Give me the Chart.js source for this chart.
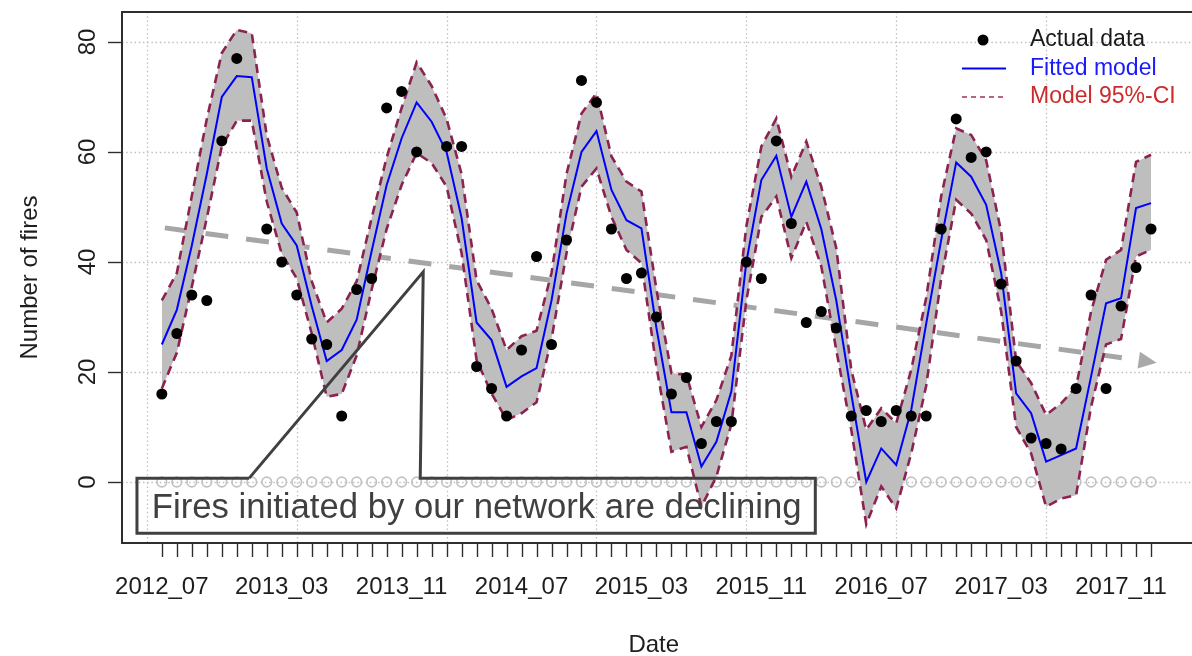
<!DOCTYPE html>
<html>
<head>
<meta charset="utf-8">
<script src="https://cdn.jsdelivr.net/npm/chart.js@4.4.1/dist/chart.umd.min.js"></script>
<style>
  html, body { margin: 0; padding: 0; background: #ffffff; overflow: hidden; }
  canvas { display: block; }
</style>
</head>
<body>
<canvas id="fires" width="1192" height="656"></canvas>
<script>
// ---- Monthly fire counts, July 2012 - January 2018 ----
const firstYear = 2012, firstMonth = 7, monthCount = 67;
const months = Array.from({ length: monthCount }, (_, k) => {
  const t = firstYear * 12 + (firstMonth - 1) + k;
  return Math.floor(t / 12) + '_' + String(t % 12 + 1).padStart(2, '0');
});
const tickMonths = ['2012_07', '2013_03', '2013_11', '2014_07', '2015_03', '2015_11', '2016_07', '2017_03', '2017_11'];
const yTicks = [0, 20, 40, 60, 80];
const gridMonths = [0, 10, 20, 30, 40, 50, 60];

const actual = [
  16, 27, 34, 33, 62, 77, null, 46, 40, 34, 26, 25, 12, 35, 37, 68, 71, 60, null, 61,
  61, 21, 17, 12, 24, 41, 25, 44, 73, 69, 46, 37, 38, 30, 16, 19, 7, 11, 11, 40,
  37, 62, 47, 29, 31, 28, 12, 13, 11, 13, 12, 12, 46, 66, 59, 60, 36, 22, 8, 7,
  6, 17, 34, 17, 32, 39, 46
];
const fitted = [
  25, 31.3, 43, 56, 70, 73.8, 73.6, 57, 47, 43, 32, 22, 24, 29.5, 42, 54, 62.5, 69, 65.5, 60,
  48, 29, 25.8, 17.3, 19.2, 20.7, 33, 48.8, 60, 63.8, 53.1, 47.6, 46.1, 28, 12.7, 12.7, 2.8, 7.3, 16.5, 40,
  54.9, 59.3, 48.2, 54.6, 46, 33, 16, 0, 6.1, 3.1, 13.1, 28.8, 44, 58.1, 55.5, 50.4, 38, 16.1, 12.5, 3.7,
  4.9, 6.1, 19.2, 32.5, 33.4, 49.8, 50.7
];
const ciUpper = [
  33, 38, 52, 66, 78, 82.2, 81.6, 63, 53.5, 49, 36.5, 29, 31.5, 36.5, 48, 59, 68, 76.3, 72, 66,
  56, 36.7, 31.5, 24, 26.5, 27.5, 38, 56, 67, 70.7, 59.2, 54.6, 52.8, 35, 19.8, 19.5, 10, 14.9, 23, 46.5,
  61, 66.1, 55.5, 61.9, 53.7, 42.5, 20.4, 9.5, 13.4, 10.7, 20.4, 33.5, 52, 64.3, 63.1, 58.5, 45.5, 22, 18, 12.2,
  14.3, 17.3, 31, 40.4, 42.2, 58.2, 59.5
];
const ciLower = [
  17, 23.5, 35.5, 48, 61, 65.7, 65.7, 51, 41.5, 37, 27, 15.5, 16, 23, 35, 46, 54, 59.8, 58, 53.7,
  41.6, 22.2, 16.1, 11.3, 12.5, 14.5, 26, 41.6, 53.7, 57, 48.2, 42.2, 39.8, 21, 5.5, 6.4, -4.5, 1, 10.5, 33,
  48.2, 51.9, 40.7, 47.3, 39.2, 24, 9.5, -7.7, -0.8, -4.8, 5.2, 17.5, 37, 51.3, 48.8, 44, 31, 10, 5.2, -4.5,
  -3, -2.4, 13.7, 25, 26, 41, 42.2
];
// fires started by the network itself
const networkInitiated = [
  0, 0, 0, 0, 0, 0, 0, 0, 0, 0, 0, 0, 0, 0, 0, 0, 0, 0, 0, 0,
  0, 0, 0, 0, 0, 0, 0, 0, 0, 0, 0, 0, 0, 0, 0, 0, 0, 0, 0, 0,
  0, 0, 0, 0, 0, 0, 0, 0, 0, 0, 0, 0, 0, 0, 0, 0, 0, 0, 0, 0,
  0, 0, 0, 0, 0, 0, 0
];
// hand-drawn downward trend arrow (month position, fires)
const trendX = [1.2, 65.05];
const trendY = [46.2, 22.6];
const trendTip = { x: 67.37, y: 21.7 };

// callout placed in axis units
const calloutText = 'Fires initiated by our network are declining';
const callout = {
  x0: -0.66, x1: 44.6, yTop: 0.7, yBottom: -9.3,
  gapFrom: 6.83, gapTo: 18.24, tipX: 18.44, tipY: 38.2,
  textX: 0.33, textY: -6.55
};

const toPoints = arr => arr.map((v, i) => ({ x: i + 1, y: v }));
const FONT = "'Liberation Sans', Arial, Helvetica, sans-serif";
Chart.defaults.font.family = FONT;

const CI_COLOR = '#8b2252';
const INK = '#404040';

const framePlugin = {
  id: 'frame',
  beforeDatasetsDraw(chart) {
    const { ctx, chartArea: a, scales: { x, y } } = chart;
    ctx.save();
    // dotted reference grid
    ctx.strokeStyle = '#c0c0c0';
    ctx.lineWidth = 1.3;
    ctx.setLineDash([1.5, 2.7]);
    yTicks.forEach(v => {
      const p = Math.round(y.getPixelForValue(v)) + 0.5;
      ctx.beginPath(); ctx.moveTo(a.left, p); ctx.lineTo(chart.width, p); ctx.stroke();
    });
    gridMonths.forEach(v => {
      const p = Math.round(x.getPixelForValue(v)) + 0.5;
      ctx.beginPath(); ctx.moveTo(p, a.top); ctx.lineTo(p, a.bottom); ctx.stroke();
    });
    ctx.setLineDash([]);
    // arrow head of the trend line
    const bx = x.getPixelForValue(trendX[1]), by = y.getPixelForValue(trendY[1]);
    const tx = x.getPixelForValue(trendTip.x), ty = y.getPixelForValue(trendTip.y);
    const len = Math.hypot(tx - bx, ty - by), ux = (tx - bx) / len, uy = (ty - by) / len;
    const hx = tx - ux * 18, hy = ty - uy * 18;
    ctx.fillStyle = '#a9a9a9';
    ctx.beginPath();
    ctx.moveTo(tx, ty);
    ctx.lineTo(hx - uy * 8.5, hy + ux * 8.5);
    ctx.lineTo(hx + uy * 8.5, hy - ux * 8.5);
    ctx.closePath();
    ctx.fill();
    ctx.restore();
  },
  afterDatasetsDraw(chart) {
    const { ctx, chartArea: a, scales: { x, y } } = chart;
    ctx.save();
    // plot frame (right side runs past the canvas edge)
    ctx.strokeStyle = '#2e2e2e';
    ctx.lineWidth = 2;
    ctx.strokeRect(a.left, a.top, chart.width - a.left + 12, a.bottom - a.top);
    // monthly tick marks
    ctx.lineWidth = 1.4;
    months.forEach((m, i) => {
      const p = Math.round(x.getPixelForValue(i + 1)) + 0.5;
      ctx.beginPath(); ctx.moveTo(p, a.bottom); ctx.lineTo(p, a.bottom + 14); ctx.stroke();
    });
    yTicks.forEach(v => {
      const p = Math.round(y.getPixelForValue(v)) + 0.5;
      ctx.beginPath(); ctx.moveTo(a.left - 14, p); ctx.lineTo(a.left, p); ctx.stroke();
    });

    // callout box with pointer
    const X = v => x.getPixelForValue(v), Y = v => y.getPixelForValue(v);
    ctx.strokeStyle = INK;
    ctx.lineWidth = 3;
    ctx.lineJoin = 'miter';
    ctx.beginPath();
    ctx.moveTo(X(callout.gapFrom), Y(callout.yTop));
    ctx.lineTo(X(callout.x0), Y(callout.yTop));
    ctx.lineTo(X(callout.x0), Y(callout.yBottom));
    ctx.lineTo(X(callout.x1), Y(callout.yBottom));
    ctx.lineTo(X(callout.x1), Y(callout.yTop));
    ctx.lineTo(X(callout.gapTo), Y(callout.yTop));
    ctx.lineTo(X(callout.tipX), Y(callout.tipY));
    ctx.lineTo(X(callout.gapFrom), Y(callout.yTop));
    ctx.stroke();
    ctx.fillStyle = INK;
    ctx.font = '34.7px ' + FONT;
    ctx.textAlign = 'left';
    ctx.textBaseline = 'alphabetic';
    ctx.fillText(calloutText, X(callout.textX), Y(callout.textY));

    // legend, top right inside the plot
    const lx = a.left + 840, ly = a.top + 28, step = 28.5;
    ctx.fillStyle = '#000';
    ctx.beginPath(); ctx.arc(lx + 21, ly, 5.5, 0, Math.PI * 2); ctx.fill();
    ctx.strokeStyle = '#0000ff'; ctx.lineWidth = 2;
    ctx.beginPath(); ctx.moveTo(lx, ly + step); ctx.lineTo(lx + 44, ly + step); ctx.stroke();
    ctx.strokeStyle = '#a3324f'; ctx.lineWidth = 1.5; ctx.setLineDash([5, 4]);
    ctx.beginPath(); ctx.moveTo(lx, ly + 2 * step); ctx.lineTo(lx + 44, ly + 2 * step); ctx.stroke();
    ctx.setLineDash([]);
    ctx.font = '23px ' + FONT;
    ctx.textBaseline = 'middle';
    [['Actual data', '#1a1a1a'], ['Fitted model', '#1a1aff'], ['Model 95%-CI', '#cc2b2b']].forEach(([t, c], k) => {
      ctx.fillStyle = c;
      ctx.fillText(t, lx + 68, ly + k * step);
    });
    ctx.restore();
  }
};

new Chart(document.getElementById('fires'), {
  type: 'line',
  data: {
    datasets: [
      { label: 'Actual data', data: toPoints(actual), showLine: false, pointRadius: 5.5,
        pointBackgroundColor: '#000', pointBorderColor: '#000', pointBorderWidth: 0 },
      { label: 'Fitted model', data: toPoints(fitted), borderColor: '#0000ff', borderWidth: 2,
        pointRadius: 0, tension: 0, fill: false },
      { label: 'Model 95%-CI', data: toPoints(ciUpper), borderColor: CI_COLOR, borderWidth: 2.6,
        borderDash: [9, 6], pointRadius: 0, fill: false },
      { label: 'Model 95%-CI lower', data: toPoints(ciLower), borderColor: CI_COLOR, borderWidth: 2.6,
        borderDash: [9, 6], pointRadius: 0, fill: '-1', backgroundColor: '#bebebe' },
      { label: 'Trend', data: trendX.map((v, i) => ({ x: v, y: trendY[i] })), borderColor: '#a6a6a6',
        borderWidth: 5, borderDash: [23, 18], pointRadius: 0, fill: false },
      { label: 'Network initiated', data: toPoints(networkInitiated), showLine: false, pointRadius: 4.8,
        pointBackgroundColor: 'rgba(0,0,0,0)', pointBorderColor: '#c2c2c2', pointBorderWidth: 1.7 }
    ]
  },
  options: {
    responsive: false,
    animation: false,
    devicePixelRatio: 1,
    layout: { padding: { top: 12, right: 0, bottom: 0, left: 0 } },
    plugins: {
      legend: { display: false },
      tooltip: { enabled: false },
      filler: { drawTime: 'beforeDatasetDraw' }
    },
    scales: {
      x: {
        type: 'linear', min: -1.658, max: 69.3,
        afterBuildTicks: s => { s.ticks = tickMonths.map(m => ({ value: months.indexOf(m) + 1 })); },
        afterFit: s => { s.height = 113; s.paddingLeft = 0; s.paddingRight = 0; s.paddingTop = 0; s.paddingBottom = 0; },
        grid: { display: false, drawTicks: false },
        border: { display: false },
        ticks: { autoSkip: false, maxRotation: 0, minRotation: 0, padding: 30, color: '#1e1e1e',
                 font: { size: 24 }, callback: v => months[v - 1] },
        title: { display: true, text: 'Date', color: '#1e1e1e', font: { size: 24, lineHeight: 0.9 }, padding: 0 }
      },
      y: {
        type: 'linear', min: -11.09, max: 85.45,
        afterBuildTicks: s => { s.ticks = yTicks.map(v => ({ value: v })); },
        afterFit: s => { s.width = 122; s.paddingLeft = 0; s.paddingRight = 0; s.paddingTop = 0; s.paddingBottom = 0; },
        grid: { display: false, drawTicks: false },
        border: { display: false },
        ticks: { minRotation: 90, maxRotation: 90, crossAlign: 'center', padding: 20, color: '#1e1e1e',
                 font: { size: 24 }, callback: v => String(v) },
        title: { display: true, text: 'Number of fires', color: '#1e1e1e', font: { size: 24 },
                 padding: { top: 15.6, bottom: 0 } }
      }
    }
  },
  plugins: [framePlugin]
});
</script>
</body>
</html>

════════════════

Your task is to reproduce exactly the lines from the start of the data above through the line containing "const gridMonths = [0, 10, 20, 30, 40, 50, 60];", leaving every picture out.

Give me the Chart.js source for this chart.
<!DOCTYPE html>
<html>
<head>
<meta charset="utf-8">
<script src="https://cdn.jsdelivr.net/npm/chart.js@4.4.1/dist/chart.umd.min.js"></script>
<style>
  html, body { margin: 0; padding: 0; background: #ffffff; overflow: hidden; }
  canvas { display: block; }
</style>
</head>
<body>
<canvas id="fires" width="1192" height="656"></canvas>
<script>
// ---- Monthly fire counts, July 2012 - January 2018 ----
const firstYear = 2012, firstMonth = 7, monthCount = 67;
const months = Array.from({ length: monthCount }, (_, k) => {
  const t = firstYear * 12 + (firstMonth - 1) + k;
  return Math.floor(t / 12) + '_' + String(t % 12 + 1).padStart(2, '0');
});
const tickMonths = ['2012_07', '2013_03', '2013_11', '2014_07', '2015_03', '2015_11', '2016_07', '2017_03', '2017_11'];
const yTicks = [0, 20, 40, 60, 80];
const gridMonths = [0, 10, 20, 30, 40, 50, 60];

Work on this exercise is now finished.